◆ DATASET ROWS

::::::::::

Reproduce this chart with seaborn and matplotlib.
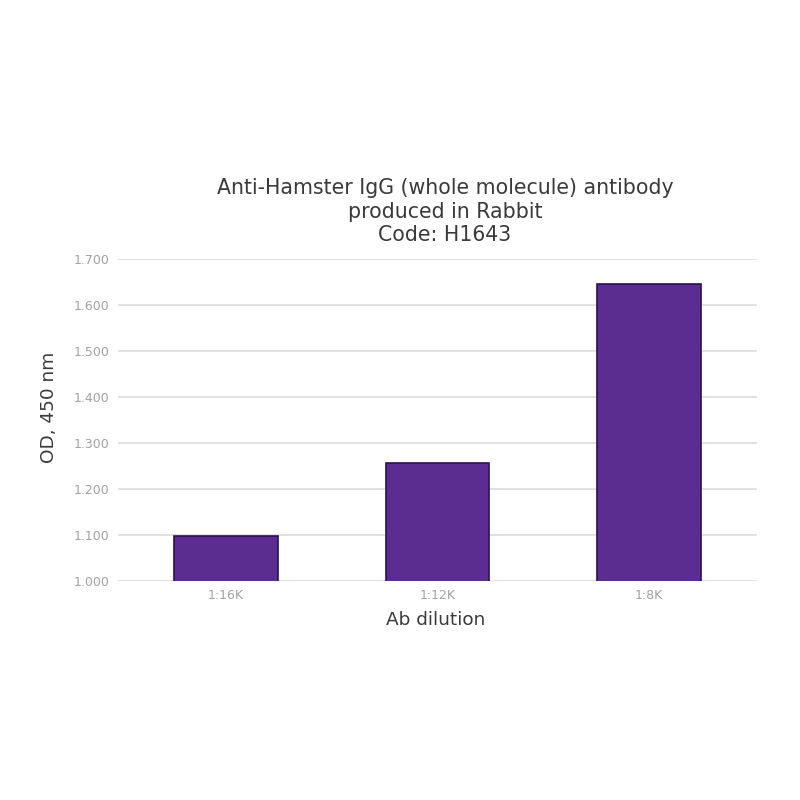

::::::::::

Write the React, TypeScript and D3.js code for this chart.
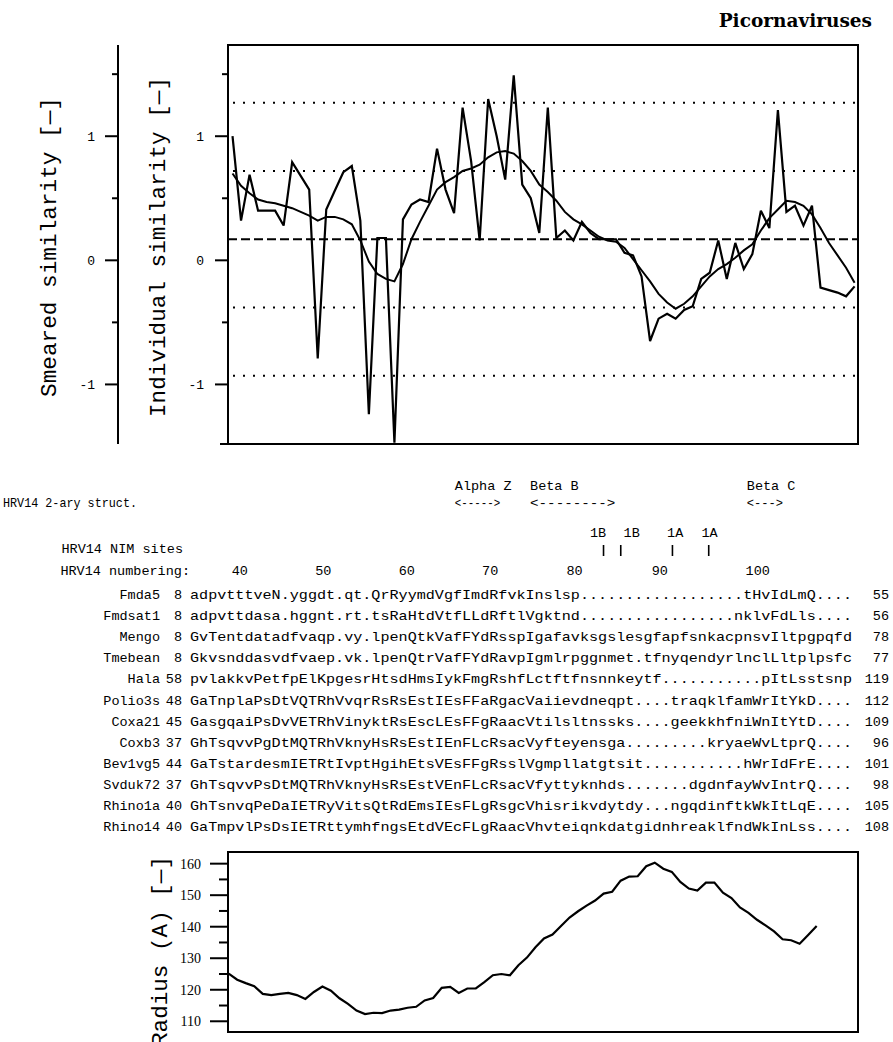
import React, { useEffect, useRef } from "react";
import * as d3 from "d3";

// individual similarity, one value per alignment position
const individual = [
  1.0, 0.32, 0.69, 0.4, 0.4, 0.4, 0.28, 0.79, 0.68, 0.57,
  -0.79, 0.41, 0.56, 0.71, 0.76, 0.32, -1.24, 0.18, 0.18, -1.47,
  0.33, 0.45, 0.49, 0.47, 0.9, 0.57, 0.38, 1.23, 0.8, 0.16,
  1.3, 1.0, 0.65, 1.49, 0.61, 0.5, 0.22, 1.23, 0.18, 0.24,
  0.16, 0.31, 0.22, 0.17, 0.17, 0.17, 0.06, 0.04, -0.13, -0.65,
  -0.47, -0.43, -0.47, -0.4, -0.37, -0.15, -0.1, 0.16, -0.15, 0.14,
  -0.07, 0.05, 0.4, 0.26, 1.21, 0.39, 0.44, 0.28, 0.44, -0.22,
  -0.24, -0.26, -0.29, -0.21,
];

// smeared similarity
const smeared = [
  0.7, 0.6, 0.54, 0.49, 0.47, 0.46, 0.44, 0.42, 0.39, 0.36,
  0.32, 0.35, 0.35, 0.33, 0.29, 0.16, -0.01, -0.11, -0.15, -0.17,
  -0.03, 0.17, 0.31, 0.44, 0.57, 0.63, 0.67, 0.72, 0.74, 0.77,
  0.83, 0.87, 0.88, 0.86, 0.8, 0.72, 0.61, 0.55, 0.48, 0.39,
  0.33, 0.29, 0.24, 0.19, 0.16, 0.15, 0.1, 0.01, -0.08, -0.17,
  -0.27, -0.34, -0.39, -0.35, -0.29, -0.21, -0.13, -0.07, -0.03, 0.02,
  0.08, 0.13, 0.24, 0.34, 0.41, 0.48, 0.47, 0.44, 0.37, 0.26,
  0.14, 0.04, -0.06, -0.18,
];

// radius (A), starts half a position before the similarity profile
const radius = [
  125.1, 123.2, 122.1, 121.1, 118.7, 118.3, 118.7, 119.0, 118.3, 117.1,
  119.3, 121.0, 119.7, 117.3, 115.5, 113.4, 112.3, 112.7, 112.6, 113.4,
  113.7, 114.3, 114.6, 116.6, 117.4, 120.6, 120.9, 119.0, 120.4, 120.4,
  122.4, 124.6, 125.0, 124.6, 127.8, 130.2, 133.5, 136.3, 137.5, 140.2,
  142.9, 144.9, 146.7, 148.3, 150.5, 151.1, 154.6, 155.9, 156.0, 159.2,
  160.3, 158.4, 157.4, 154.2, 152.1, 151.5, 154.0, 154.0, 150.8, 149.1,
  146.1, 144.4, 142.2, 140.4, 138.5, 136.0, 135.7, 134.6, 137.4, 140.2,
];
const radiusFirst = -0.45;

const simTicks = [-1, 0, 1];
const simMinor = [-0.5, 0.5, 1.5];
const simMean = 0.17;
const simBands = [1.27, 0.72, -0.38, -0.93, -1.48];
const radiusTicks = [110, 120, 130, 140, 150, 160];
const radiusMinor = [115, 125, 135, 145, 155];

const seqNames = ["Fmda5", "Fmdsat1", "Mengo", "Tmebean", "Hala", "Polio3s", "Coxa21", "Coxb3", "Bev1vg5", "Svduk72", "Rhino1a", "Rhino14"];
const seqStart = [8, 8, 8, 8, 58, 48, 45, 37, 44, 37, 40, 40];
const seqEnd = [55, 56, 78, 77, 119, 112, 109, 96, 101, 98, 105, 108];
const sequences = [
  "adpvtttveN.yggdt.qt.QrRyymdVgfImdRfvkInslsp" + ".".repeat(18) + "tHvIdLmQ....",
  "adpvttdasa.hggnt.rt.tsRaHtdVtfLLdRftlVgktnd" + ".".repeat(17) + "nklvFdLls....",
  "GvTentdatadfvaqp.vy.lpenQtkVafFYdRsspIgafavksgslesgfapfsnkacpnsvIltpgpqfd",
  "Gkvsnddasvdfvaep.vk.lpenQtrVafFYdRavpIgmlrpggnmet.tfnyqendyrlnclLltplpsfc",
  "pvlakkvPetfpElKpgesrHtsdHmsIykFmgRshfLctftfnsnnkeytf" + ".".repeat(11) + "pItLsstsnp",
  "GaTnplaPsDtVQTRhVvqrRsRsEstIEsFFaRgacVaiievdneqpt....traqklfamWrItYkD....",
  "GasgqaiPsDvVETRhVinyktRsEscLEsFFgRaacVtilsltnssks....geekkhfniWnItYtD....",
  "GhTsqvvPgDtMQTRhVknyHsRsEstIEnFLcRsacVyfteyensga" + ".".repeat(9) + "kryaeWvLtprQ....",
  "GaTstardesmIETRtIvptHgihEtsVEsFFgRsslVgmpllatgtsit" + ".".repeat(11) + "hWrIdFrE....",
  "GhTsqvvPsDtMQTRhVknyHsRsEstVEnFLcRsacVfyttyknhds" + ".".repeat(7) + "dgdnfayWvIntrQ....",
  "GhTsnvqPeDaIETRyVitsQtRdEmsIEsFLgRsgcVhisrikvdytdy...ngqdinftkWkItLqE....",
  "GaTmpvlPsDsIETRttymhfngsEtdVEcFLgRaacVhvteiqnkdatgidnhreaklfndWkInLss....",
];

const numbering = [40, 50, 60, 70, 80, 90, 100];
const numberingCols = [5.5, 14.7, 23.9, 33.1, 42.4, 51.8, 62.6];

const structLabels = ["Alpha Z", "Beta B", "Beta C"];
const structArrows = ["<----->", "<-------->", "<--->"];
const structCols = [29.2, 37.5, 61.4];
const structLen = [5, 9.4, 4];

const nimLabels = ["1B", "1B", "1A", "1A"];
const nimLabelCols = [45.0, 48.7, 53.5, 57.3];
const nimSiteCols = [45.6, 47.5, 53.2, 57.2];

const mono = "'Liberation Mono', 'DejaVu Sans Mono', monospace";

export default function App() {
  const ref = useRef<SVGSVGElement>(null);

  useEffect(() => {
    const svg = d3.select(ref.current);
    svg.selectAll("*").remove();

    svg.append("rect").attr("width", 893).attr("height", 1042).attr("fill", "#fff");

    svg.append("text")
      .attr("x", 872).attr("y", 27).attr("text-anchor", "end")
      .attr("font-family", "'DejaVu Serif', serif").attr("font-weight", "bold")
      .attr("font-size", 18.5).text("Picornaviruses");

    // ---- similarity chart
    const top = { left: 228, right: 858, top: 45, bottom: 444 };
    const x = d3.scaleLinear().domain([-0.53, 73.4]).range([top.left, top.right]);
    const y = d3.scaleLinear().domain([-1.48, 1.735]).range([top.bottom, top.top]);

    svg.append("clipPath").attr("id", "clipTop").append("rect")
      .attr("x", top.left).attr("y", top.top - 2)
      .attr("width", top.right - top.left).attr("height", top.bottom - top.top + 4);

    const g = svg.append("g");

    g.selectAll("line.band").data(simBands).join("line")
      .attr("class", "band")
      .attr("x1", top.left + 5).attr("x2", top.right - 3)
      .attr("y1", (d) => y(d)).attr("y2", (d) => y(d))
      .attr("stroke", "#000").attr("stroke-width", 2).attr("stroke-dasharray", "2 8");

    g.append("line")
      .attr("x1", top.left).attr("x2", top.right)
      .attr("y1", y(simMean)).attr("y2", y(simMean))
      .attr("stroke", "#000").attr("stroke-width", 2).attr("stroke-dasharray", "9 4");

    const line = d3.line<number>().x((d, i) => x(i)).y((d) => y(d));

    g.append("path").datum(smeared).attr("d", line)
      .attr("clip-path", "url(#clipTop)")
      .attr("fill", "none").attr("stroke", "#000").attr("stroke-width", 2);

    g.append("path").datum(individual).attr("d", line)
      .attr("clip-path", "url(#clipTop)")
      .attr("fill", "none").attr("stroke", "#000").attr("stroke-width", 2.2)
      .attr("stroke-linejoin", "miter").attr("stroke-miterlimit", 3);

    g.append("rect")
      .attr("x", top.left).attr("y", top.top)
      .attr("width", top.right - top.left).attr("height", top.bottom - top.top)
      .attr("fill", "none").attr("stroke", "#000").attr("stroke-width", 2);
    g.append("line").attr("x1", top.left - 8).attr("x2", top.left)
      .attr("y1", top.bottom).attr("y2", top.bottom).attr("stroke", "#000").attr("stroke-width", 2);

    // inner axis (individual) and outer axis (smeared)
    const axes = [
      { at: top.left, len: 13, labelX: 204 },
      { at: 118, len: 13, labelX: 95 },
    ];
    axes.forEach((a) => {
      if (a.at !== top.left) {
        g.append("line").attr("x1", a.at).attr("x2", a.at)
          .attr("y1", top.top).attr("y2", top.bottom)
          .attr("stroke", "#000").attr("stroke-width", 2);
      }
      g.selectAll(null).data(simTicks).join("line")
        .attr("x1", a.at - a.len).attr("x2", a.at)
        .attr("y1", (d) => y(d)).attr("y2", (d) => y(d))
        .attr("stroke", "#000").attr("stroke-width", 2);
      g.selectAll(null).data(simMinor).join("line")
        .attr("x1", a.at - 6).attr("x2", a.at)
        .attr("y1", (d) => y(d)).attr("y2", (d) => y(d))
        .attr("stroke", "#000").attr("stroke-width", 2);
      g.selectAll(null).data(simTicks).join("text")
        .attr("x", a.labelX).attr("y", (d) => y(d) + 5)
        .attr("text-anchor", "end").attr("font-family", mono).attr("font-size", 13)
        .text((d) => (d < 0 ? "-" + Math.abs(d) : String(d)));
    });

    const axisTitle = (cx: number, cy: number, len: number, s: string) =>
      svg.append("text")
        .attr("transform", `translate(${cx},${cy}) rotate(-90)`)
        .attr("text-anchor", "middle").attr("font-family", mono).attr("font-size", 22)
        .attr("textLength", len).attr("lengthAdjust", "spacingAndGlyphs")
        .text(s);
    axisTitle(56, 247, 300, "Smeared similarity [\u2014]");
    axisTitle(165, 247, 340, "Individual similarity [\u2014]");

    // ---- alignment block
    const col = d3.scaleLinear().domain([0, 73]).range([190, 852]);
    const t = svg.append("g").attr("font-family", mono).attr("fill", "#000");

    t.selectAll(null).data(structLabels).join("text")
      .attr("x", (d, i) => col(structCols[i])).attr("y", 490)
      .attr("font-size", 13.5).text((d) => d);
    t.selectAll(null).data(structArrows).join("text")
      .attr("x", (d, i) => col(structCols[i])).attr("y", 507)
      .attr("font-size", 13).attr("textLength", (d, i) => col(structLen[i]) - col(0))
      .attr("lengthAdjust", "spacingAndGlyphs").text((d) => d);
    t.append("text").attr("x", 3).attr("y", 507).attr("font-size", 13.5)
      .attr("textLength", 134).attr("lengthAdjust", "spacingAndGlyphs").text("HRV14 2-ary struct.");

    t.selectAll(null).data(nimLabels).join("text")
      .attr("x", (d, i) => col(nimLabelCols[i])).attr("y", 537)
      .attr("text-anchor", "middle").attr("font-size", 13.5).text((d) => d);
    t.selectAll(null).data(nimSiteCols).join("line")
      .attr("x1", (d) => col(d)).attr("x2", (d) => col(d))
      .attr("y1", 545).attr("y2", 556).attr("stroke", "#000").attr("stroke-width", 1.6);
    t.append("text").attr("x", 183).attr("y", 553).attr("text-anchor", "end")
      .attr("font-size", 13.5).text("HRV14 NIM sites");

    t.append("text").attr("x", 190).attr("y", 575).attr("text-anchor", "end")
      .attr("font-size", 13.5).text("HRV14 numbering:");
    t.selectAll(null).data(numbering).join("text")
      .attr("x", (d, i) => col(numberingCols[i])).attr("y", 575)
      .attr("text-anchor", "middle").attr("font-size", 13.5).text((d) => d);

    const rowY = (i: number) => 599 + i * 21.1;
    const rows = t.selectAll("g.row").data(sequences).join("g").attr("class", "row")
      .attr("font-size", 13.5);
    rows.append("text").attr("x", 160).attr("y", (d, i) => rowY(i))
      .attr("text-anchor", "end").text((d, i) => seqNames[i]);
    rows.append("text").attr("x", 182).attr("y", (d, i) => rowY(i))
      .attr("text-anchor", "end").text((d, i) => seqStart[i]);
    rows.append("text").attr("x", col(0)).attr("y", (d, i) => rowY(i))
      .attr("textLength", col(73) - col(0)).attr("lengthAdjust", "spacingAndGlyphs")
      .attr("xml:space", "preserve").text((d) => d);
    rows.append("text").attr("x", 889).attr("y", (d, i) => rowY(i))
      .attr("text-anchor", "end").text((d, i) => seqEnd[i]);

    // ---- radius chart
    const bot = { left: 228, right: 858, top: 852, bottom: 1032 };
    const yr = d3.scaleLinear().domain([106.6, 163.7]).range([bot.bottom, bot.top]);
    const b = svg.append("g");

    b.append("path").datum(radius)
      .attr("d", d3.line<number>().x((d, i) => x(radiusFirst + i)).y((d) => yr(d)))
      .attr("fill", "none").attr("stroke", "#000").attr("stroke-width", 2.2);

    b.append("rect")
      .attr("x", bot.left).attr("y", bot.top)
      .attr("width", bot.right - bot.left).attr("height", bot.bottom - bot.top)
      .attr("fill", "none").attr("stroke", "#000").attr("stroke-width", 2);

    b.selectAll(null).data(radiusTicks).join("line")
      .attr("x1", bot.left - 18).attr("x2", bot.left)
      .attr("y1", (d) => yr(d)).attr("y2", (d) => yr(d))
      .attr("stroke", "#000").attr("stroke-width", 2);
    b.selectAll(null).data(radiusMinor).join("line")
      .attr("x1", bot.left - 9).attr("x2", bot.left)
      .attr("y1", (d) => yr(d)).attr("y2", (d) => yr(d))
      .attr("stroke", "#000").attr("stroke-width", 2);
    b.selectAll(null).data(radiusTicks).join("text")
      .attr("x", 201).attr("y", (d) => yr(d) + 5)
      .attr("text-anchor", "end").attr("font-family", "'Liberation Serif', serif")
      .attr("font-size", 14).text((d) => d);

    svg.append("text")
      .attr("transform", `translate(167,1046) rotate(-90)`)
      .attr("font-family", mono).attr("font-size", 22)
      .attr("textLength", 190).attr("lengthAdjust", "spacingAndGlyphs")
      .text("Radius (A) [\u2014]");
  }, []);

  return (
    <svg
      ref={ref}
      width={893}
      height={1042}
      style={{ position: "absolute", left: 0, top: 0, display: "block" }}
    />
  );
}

::::::::::

◆ EXERCISE DETAILS
Your task is to retype exactly the lines from the one containing "Write the React, TypeScript" through the one containing "import * as", leaving every picture out.

◆ WRITTEN ANSWER
Write the React, TypeScript and D3.js code for this chart.
import React, { useEffect, useRef } from "react";
import * as d3 from "d3";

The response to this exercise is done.